• _STATED EXERCISE_
Everything from the line with "Write the TikZ code for this diagram." through the line with "(ab.east |- 0,352);", inclusive, should be repeated exactly, except the pictures.

• _SOURCE RECORDS_
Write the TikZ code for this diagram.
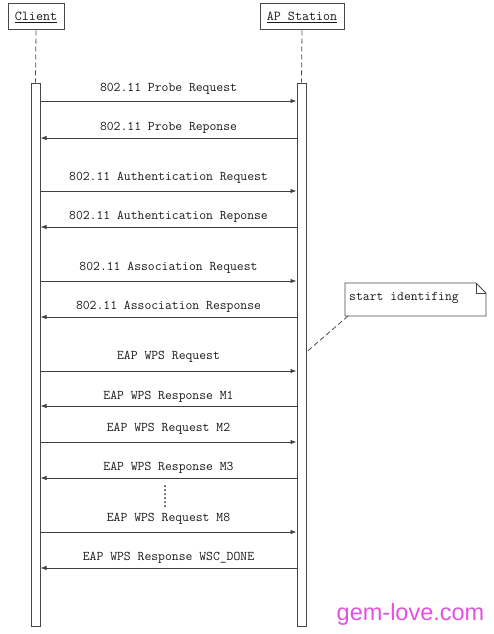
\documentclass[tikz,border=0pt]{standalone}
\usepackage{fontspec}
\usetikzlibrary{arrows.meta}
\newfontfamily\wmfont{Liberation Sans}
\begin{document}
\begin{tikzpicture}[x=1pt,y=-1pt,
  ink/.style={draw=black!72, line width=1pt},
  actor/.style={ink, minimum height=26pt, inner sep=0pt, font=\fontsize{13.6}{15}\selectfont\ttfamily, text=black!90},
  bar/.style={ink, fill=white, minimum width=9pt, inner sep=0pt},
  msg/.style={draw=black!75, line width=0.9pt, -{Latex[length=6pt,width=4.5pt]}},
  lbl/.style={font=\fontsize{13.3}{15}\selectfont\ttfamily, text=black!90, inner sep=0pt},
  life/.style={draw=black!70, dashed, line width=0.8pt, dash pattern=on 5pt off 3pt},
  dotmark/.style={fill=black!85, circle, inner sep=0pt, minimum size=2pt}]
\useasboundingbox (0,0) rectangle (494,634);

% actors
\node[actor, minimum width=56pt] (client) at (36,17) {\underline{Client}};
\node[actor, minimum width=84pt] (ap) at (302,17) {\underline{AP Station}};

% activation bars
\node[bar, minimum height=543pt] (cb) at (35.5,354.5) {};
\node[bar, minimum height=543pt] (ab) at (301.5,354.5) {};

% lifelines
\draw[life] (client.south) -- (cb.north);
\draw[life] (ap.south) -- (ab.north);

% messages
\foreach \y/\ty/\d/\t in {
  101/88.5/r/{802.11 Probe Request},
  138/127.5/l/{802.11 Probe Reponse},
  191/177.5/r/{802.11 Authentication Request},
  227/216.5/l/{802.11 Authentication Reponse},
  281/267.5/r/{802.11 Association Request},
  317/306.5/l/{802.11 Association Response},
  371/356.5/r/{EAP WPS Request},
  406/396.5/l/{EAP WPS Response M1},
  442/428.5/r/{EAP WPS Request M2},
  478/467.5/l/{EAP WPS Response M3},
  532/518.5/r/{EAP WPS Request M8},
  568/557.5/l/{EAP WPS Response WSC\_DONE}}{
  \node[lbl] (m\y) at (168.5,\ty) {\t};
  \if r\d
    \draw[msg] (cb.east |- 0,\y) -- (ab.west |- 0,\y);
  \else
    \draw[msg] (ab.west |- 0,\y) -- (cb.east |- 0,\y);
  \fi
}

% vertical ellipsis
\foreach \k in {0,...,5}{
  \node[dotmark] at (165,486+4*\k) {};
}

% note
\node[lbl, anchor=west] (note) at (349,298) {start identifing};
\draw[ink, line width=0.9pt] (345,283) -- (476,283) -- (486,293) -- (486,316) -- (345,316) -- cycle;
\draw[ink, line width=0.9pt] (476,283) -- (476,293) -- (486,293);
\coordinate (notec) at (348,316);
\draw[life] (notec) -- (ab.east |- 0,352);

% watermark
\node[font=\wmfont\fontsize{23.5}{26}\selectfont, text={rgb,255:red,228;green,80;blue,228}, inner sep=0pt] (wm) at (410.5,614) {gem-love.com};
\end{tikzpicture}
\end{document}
--
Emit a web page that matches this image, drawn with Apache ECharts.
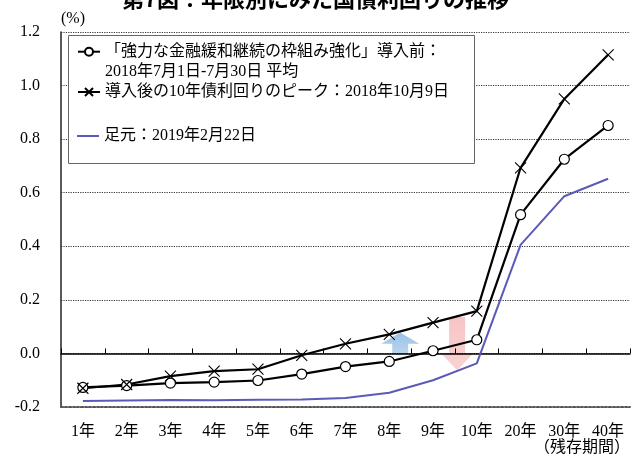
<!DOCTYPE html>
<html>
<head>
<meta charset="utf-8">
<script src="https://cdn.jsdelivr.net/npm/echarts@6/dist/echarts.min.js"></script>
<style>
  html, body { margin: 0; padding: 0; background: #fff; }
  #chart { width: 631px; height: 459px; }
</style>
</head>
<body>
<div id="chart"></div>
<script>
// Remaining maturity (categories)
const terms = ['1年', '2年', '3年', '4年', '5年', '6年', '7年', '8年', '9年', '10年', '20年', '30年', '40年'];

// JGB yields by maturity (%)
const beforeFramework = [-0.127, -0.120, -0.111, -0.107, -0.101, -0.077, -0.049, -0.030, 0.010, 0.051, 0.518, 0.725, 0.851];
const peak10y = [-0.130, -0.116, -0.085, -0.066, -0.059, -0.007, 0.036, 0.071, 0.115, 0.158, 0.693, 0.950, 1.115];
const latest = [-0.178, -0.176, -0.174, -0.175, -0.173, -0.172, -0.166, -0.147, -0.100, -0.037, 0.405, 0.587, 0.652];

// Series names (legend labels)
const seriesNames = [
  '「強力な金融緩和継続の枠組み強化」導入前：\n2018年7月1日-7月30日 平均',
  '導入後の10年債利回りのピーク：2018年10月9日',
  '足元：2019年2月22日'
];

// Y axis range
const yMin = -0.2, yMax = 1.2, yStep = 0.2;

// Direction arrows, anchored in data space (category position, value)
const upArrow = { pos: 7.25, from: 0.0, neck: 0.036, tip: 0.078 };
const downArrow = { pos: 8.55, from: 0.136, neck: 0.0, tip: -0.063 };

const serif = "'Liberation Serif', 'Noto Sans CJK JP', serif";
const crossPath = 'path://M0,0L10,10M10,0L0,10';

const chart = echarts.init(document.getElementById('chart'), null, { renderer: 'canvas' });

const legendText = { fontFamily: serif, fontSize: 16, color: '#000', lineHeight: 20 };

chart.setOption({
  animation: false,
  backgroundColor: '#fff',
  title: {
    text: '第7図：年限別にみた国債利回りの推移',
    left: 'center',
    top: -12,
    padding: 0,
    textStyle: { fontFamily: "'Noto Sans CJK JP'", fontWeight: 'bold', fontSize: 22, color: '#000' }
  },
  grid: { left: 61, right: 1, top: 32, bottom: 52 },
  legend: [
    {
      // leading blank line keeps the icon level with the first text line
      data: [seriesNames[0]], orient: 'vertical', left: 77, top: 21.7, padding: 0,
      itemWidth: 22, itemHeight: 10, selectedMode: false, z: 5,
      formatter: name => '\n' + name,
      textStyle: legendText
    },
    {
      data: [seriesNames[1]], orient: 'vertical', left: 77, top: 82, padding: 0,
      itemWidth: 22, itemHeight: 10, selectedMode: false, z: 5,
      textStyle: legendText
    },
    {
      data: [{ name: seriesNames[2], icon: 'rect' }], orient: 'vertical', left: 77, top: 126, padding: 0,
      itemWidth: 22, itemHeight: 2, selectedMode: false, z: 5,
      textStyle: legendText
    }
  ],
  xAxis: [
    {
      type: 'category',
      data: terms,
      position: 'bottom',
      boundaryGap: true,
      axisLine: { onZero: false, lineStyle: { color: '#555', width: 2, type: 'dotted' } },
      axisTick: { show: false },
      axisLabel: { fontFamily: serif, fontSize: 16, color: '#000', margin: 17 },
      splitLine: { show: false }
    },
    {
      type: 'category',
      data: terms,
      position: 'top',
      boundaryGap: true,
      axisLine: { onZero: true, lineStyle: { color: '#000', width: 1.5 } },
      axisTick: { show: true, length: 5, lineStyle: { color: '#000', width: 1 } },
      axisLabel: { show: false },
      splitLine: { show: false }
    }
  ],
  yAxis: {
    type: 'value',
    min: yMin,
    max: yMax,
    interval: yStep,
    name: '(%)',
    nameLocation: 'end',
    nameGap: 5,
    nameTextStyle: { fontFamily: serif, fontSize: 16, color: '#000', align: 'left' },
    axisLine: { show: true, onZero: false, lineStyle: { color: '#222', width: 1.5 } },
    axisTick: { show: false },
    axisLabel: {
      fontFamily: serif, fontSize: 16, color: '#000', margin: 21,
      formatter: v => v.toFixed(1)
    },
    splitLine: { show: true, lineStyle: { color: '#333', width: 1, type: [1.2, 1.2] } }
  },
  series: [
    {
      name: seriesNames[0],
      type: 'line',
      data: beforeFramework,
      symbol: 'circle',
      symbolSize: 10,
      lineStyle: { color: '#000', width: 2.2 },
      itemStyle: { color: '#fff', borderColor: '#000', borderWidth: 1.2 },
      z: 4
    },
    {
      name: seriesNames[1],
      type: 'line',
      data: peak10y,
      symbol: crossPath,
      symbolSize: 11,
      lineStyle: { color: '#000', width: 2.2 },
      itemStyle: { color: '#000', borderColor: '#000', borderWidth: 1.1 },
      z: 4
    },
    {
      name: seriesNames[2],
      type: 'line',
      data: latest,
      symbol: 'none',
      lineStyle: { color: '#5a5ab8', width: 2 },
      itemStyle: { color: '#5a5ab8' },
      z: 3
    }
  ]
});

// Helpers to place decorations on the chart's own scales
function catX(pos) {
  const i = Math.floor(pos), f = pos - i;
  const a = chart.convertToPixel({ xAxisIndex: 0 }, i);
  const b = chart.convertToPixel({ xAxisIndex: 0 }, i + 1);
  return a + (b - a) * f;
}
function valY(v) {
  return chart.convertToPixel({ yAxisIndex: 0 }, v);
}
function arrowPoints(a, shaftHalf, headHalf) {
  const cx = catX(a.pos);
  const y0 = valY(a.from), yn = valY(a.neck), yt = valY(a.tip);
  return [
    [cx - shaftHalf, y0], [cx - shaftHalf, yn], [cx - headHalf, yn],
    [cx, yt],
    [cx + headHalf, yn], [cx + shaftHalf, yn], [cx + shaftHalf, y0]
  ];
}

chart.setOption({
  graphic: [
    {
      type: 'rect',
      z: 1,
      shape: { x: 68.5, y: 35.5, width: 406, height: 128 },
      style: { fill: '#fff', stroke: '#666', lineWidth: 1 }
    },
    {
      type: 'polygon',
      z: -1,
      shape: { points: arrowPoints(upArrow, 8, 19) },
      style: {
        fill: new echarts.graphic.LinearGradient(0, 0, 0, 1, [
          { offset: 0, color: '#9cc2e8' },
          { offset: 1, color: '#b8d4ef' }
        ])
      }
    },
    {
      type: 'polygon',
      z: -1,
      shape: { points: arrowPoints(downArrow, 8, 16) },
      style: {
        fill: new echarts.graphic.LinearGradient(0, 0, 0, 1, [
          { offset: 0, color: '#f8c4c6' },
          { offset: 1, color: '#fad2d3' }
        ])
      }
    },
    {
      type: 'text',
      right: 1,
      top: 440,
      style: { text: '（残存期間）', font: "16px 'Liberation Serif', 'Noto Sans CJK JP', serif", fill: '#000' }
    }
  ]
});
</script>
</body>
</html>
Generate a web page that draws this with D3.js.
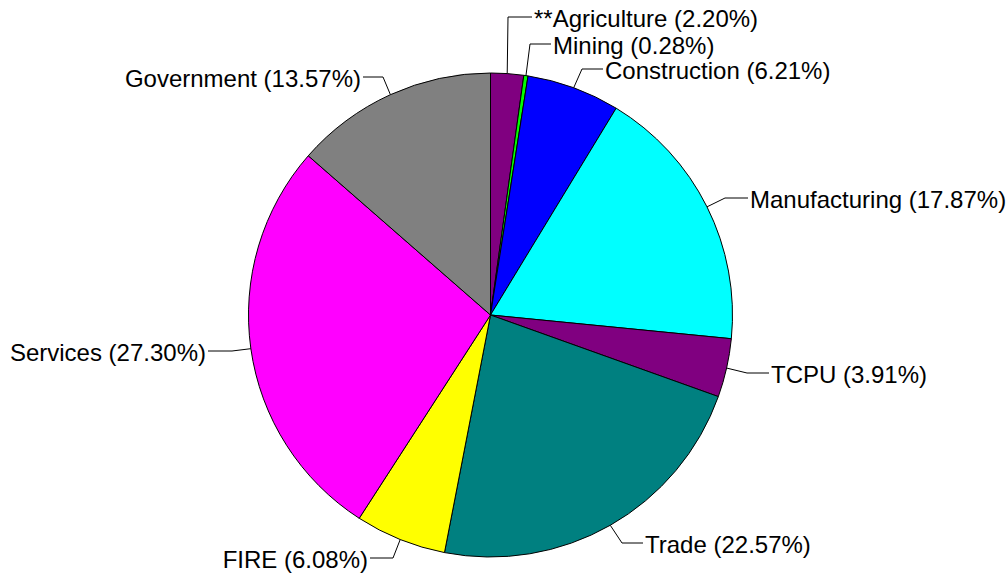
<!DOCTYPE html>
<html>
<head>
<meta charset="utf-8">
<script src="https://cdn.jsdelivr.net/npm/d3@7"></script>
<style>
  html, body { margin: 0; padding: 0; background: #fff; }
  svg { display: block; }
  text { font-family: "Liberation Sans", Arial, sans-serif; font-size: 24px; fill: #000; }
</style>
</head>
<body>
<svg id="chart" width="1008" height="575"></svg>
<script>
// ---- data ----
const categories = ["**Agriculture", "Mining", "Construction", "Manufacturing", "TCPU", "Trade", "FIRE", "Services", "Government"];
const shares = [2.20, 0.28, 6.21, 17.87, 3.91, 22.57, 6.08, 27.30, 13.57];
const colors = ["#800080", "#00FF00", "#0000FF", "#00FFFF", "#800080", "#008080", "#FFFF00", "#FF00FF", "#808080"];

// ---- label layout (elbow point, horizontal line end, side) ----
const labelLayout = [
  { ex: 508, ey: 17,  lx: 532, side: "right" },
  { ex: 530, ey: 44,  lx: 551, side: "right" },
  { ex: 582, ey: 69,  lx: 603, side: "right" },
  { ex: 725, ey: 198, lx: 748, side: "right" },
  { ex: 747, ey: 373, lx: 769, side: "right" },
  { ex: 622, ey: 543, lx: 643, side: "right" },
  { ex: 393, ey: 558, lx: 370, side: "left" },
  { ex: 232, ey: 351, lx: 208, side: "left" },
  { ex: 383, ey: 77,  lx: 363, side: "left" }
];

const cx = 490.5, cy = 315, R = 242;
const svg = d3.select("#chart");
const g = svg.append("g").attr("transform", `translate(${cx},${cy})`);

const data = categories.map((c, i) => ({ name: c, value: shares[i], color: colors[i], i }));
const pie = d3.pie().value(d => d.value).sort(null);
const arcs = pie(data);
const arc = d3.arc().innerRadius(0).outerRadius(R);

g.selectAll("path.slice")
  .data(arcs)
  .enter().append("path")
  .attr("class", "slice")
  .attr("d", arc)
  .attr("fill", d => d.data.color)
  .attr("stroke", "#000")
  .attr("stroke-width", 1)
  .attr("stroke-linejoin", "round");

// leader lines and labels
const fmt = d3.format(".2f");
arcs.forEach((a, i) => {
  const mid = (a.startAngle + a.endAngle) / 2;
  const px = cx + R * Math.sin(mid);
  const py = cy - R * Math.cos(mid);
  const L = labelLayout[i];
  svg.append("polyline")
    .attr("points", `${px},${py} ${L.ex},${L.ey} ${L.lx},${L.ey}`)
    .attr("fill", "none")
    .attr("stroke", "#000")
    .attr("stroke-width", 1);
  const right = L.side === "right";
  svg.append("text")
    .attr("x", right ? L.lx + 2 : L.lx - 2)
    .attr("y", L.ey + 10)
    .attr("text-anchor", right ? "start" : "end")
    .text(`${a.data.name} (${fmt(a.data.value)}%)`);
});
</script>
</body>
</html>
* * *
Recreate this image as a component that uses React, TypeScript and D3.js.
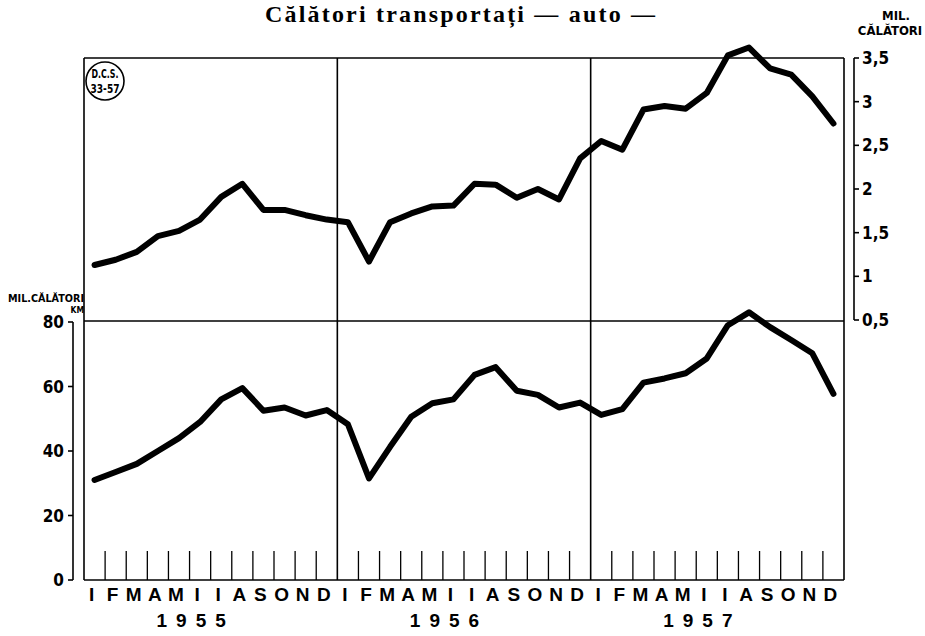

• _TASK ANSWER_
Write the TikZ code for this diagram.
\documentclass[tikz,border=0pt]{standalone}
\usepackage{fontspec}
\usetikzlibrary{arrows.meta}
\newfontfamily\wmfont{Liberation Sans}
\begin{document}
\begin{tikzpicture}[x=1pt,y=-1pt,
  ink/.style={draw=black!72, line width=1pt},
  actor/.style={ink, minimum height=26pt, inner sep=0pt, font=\fontsize{13.6}{15}\selectfont\ttfamily, text=black!90},
  bar/.style={ink, fill=white, minimum width=9pt, inner sep=0pt},
  msg/.style={draw=black!75, line width=0.9pt, -{Latex[length=6pt,width=4.5pt]}},
  lbl/.style={font=\fontsize{13.3}{15}\selectfont\ttfamily, text=black!90, inner sep=0pt},
  life/.style={draw=black!70, dashed, line width=0.8pt, dash pattern=on 5pt off 3pt},
  dotmark/.style={fill=black!85, circle, inner sep=0pt, minimum size=2pt}]
\useasboundingbox (0,0) rectangle (494,634);

% actors
\node[actor, minimum width=56pt] (client) at (36,17) {\underline{Client}};
\node[actor, minimum width=84pt] (ap) at (302,17) {\underline{AP Station}};

% activation bars
\node[bar, minimum height=543pt] (cb) at (35.5,354.5) {};
\node[bar, minimum height=543pt] (ab) at (301.5,354.5) {};

% lifelines
\draw[life] (client.south) -- (cb.north);
\draw[life] (ap.south) -- (ab.north);

% messages
\foreach \y/\ty/\d/\t in {
  101/88.5/r/{802.11 Probe Request},
  138/127.5/l/{802.11 Probe Reponse},
  191/177.5/r/{802.11 Authentication Request},
  227/216.5/l/{802.11 Authentication Reponse},
  281/267.5/r/{802.11 Association Request},
  317/306.5/l/{802.11 Association Response},
  371/356.5/r/{EAP WPS Request},
  406/396.5/l/{EAP WPS Response M1},
  442/428.5/r/{EAP WPS Request M2},
  478/467.5/l/{EAP WPS Response M3},
  532/518.5/r/{EAP WPS Request M8},
  568/557.5/l/{EAP WPS Response WSC\_DONE}}{
  \node[lbl] (m\y) at (168.5,\ty) {\t};
  \if r\d
    \draw[msg] (cb.east |- 0,\y) -- (ab.west |- 0,\y);
  \else
    \draw[msg] (ab.west |- 0,\y) -- (cb.east |- 0,\y);
  \fi
}

% vertical ellipsis
\foreach \k in {0,...,5}{
  \node[dotmark] at (165,486+4*\k) {};
}

% note
\node[lbl, anchor=west] (note) at (349,298) {start identifing};
\draw[ink, line width=0.9pt] (345,283) -- (476,283) -- (486,293) -- (486,316) -- (345,316) -- cycle;
\draw[ink, line width=0.9pt] (476,283) -- (476,293) -- (486,293);
\coordinate (notec) at (348,316);
\draw[life] (notec) -- (ab.east |- 0,352);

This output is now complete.